Efficient exploitation of multiple antenna capabilities in ad hoc networks requires carefully designed cross-layer techniques. The work presented in this paper provides a medium access control (MAC)/physical cross-layer scheme for ad hoc networks to address several of the challenges involved in cross-layer design. Multiple antenna systems can be used to increase data rate by spatial multiplexing, that is communicating multiple parallel streams, and to increase spatial reuse by interference suppression. Our proposed scheme, called HYB, exploits both spatial multiplexing and reuse so a receiver node can receive multiple simultaneous data streams from a desired transmitter while suppressing interference from other transmitters in the neighborhood.
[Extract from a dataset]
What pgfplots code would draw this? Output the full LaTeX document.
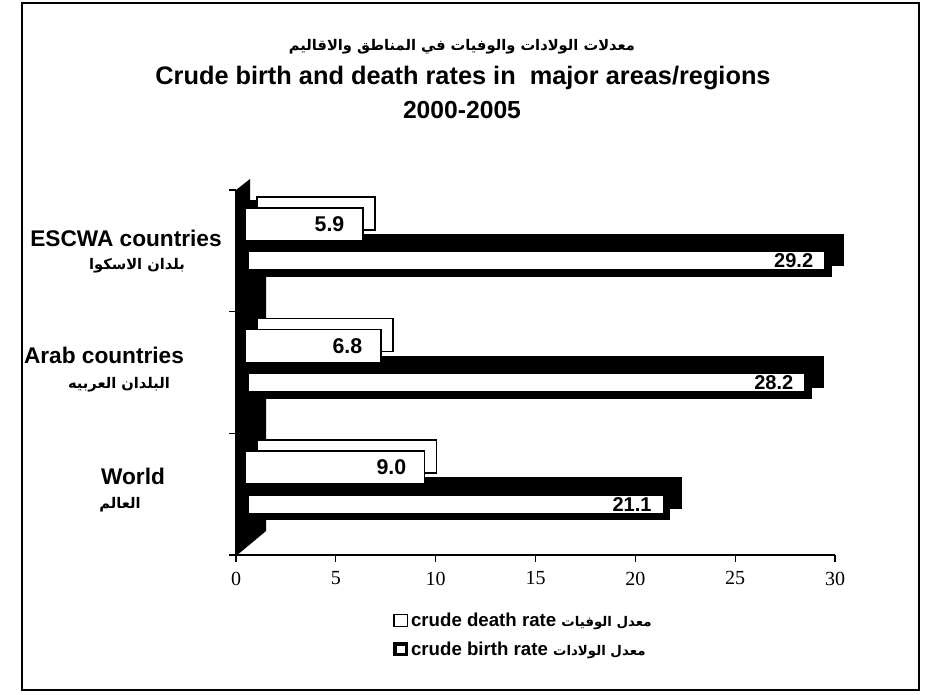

HYB partitions the available degrees of freedom in the antenna array between spatial multiplexing and reuse which allows the user to obtain different performance characteristics. The applicability of HYB spans across all wireless environments, including line-of-sight and dense multipath scenarios.Simulations demonstrate the significant performance gains and flexibility offered by HYB. The simulation results also offer key insights into the multi-antenna resource allocation problem in ad hoc networks based on traffic patterns and network/transport layer protocols, and consequently provide guidelines for network configuration/management. We show that throughput increases when the degrees of freedom allocated to spatial multiplexing increases, while fairness increases when the degrees of freedom allocated to spatial reuse increases.